▸ **What is expected**: Retype the opening lines of the listing below, ending with the line that contains "var h = 690;", and leave out any pictures.

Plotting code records
** Begin **

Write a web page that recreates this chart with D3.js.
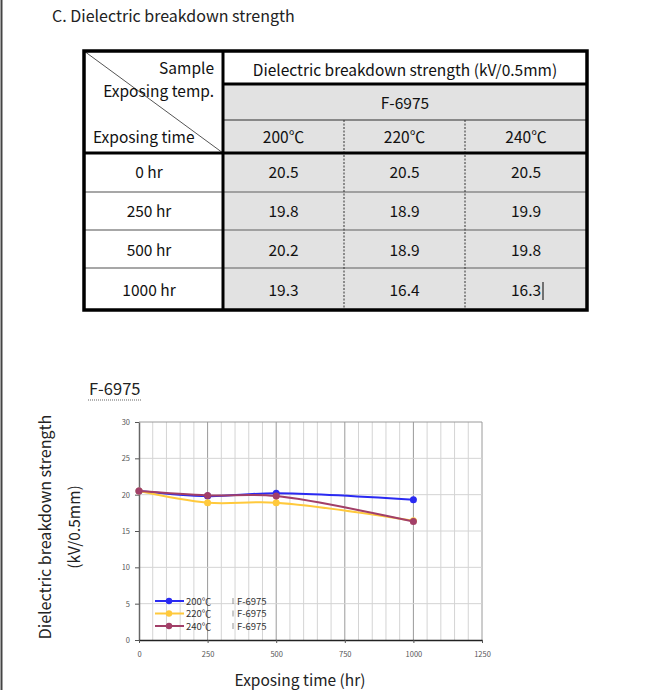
<!DOCTYPE html>
<html>
<head>
<meta charset="utf-8">
<script src="https://cdn.jsdelivr.net/npm/d3@7"></script>
<style>
body{margin:0;background:#fff;}
svg{display:block;font-family:"Noto Sans CJK JP","Noto Sans",sans-serif;}
</style>
</head>
<body>
<div id="chart"></div>
<script>
var w = 655;
var h = 690;

// data
var sampleName = "F-6975";
var exposingTimes = [0, 250, 500, 1000];
var timeLabels = ["0 hr", "250 hr", "500 hr", "1000 hr"];
var temps = ["200℃", "220℃", "240℃"];
var strength200 = [20.5, 19.8, 20.2, 19.3];
var strength220 = [20.5, 18.9, 18.9, 16.4];
var strength240 = [20.5, 19.9, 19.8, 16.3];
var xTicks = [0, 250, 500, 750, 1000, 1250];
var yTicks = [0, 5, 10, 15, 20, 25, 30];

var seriesValues = [strength200, strength220, strength240];
var seriesColors = ["#2a2af2", "#ffc93c", "#a23f68"];

var svg = d3.select("#chart").append("svg")
  .attr("width", w)
  .attr("height", h);

// page border on the left
svg.append("line")
  .attr("x1", 1.5).attr("x2", 1.5).attr("y1", 0).attr("y2", h)
  .attr("stroke", "#444").attr("stroke-width", 2);

svg.append("text")
  .attr("x", 52).attr("y", 22)
  .attr("font-size", "16px").attr("fill", "#222")
  .text("C. Dielectric breakdown strength");

// ---------- table ----------
var colX = [84, 223, 344, 465, 587];
var rowY = [51, 84, 120, 153, 192, 230, 268, 310];
var tLeft = colX[0], tRight = colX[4], tTop = rowY[0], tBottom = rowY[7];
var table = svg.append("g").attr("font-size", "15.5px").attr("fill", "#111");

table.append("rect")
  .attr("x", colX[1]).attr("y", rowY[1])
  .attr("width", tRight - colX[1]).attr("height", tBottom - rowY[1])
  .attr("fill", "#e2e2e2");

// thin row lines in the body
table.selectAll(".rowline").data(rowY.slice(4, 7)).enter().append("line")
  .attr("x1", tLeft).attr("x2", tRight)
  .attr("y1", function(d){ return d; }).attr("y2", function(d){ return d; })
  .attr("stroke", "#8a8a8a").attr("stroke-width", 1.5);

table.append("line")
  .attr("x1", colX[1]).attr("x2", tRight).attr("y1", rowY[2]).attr("y2", rowY[2])
  .attr("stroke", "#6a6a6a").attr("stroke-width", 1.5);

// dashed column dividers
table.selectAll(".colline").data(colX.slice(2, 4)).enter().append("line")
  .attr("x1", function(d){ return d; }).attr("x2", function(d){ return d; })
  .attr("y1", rowY[2]).attr("y2", tBottom)
  .attr("stroke", "#333").attr("stroke-width", 1)
  .attr("stroke-dasharray", "2,1.5");

table.append("line")
  .attr("x1", tLeft).attr("y1", tTop).attr("x2", colX[1]).attr("y2", rowY[3])
  .attr("stroke", "#555").attr("stroke-width", 1);

// thick lines
table.append("line")
  .attr("x1", colX[1]).attr("x2", tRight).attr("y1", rowY[1]).attr("y2", rowY[1])
  .attr("stroke", "#000").attr("stroke-width", 3);
table.append("line")
  .attr("x1", tLeft).attr("x2", tRight).attr("y1", rowY[3]).attr("y2", rowY[3])
  .attr("stroke", "#000").attr("stroke-width", 3);
table.append("line")
  .attr("x1", colX[1]).attr("x2", colX[1]).attr("y1", tTop).attr("y2", tBottom)
  .attr("stroke", "#000").attr("stroke-width", 3);
table.append("rect")
  .attr("x", tLeft).attr("y", tTop)
  .attr("width", tRight - tLeft).attr("height", tBottom - tTop)
  .attr("fill", "none").attr("stroke", "#000").attr("stroke-width", 3.5);

// header texts
table.append("text").attr("x", 214).attr("y", 74).attr("text-anchor", "end").text("Sample");
table.append("text").attr("x", 214).attr("y", 97).attr("text-anchor", "end").text("Exposing temp.");
table.append("text").attr("x", 93).attr("y", 143).text("Exposing time");
table.append("text").attr("x", (colX[1] + tRight) / 2).attr("y", 76).attr("text-anchor", "middle")
  .text("Dielectric breakdown strength (kV/0.5mm)");
table.append("text").attr("x", (colX[1] + tRight) / 2).attr("y", 109).attr("text-anchor", "middle")
  .text(sampleName);

table.selectAll(".temp").data(temps).enter().append("text")
  .attr("x", function(d, i){ return (colX[i + 1] + colX[i + 2]) / 2; })
  .attr("y", 143).attr("text-anchor", "middle")
  .text(function(d){ return d; });

var bodyBase = [178, 217, 256, 296];
table.selectAll(".tlabel").data(timeLabels).enter().append("text")
  .attr("x", 149).attr("y", function(d, i){ return bodyBase[i]; })
  .attr("text-anchor", "middle")
  .text(function(d){ return d; });

temps.forEach(function(t, j){
  table.selectAll(".val" + j).data(seriesValues[j]).enter().append("text")
    .attr("x", (colX[j + 1] + colX[j + 2]) / 2)
    .attr("y", function(d, i){ return bodyBase[i]; })
    .attr("text-anchor", "middle")
    .text(function(d){ return d.toFixed(1); });
});
// text cursor left in the last cell
table.append("line")
  .attr("x1", 543).attr("x2", 543).attr("y1", 282).attr("y2", 300)
  .attr("stroke", "#000").attr("stroke-width", 1);

// ---------- chart ----------
svg.append("text")
  .attr("x", 89).attr("y", 395)
  .attr("font-size", "16.5px").attr("fill", "#222")
  .text(sampleName);
svg.append("line")
  .attr("x1", 88).attr("x2", 142).attr("y1", 400).attr("y2", 400)
  .attr("stroke", "#999").attr("stroke-width", 1.5)
  .attr("stroke-dasharray", "1,1");

var xScale = d3.scaleLinear().domain([0, 1250]).range([139, 482]);
var yScale = d3.scaleLinear().domain([0, 30]).range([640, 422]);

var grid = svg.append("g");
grid.selectAll(".vg").data(d3.range(50, 1251, 50)).enter().append("line")
  .attr("x1", function(d){ return xScale(d); }).attr("x2", function(d){ return xScale(d); })
  .attr("y1", yScale(0)).attr("y2", yScale(30))
  .attr("stroke", function(d){ return d % 250 === 0 ? "#9a9a9a" : "#d4d4d4"; })
  .attr("stroke-width", 1);
grid.selectAll(".hg").data(yTicks.slice(1)).enter().append("line")
  .attr("x1", xScale(0)).attr("x2", xScale(1250))
  .attr("y1", function(d){ return yScale(d); }).attr("y2", function(d){ return yScale(d); })
  .attr("stroke", function(d){ return d === 30 ? "#9a9a9a" : "#d4d4d4"; })
  .attr("stroke-width", 1);

var yAxis = svg.append("g")
  .attr("transform", "translate(" + xScale(0) + ",0)")
  .call(d3.axisLeft(yScale).tickValues(yTicks).tickSize(4).tickPadding(5).tickSizeOuter(0));
var xAxis = svg.append("g")
  .attr("transform", "translate(0," + yScale(0) + ")")
  .call(d3.axisBottom(xScale).tickValues(xTicks).tickFormat(d3.format("d"))
    .tickSize(3).tickPadding(9).tickSizeOuter(0));
[yAxis, xAxis].forEach(function(a){
  a.selectAll("text").attr("font-size", "7.5px").attr("fill", "#555")
    .attr("font-family", "'Noto Sans CJK JP', sans-serif");
  a.selectAll("line").attr("stroke", "#555");
});
yAxis.select(".domain").attr("stroke", "#666").attr("stroke-width", 1.5);
xAxis.select(".domain").attr("stroke", "#222").attr("stroke-width", 1.5);

var line = d3.line()
  .x(function(d, i){ return xScale(exposingTimes[i]); })
  .y(function(d){ return yScale(d); })
  .curve(d3.curveCatmullRom.alpha(0.5));

seriesValues.forEach(function(vals, j){
  svg.append("path")
    .datum(vals)
    .attr("d", line)
    .attr("fill", "none")
    .attr("stroke", seriesColors[j])
    .attr("stroke-width", 2);
  svg.selectAll(".pt" + j).data(vals).enter().append("circle")
    .attr("cx", function(d, i){ return xScale(exposingTimes[i]); })
    .attr("cy", function(d){ return yScale(d); })
    .attr("r", 3.5)
    .attr("fill", seriesColors[j]);
});

// legend
var legend = svg.append("g").attr("font-size", "9.5px").attr("fill", "#333");
temps.forEach(function(t, j){
  var ly = 601 + j * 12.5;
  legend.append("line")
    .attr("x1", 155).attr("x2", 184).attr("y1", ly).attr("y2", ly)
    .attr("stroke", seriesColors[j]).attr("stroke-width", 2);
  legend.append("circle").attr("cx", 169).attr("cy", ly).attr("r", 3.2).attr("fill", seriesColors[j]);
  legend.append("text").attr("x", 186).attr("y", ly + 3.5).text(t);
  legend.append("line")
    .attr("x1", 233).attr("x2", 233).attr("y1", ly - 3).attr("y2", ly + 3)
    .attr("stroke", "#777").attr("stroke-width", 0.8);
  legend.append("text").attr("x", 237).attr("y", ly + 3.5).text(sampleName);
});

// axis titles
svg.append("text")
  .attr("x", 300).attr("y", 686)
  .attr("text-anchor", "middle").attr("font-size", "15.5px").attr("fill", "#222")
  .text("Exposing time (hr)");
svg.append("text")
  .attr("transform", "translate(51,527) rotate(-90)")
  .attr("text-anchor", "middle").attr("font-size", "16px").attr("fill", "#222")
  .text("Dielectric breakdown strength");
svg.append("text")
  .attr("transform", "translate(80,527) rotate(-90)")
  .attr("text-anchor", "middle").attr("font-size", "15.5px").attr("fill", "#222")
  .text("(kV/0.5mm)");
</script>
</body>
</html>
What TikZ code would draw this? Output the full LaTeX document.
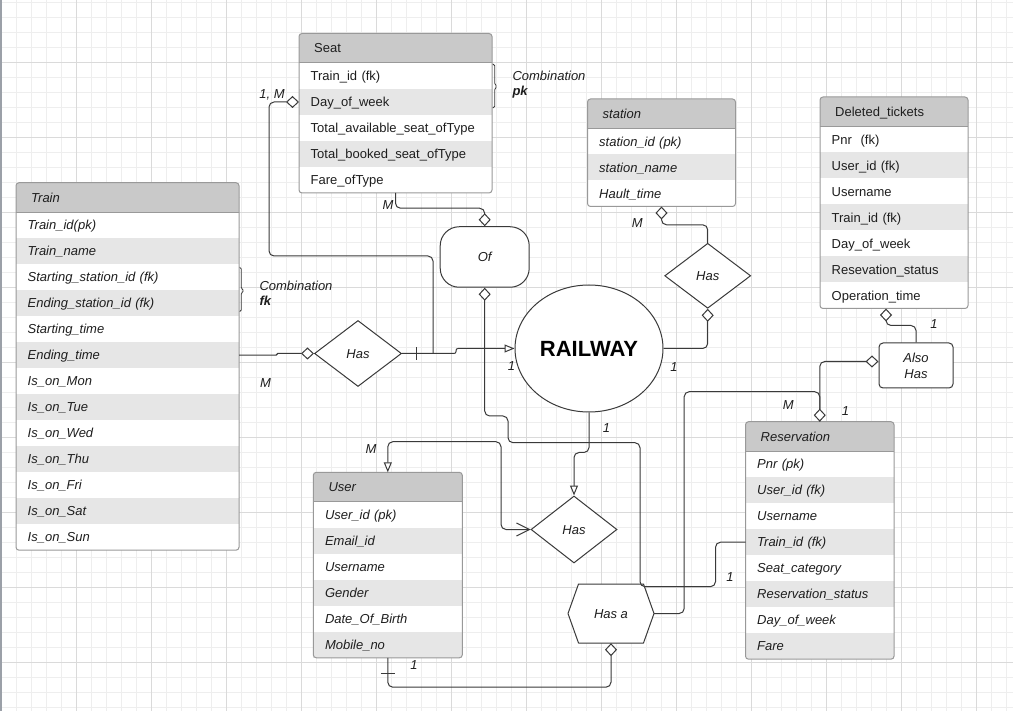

** End **

▸ **Complete response**:
Write a web page that recreates this chart with D3.js.
<!DOCTYPE html>
<html>
<head>
<meta charset="utf-8">
<script src="https://cdn.jsdelivr.net/npm/d3@7"></script>
<style>
body{margin:0;background:#fff;}
svg{display:block;font-family:"Noto Sans CJK JP","Noto Sans",sans-serif;}
</style>
</head>
<body>
<div id="chart"></div>
<script>
var w = 655;
var h = 690;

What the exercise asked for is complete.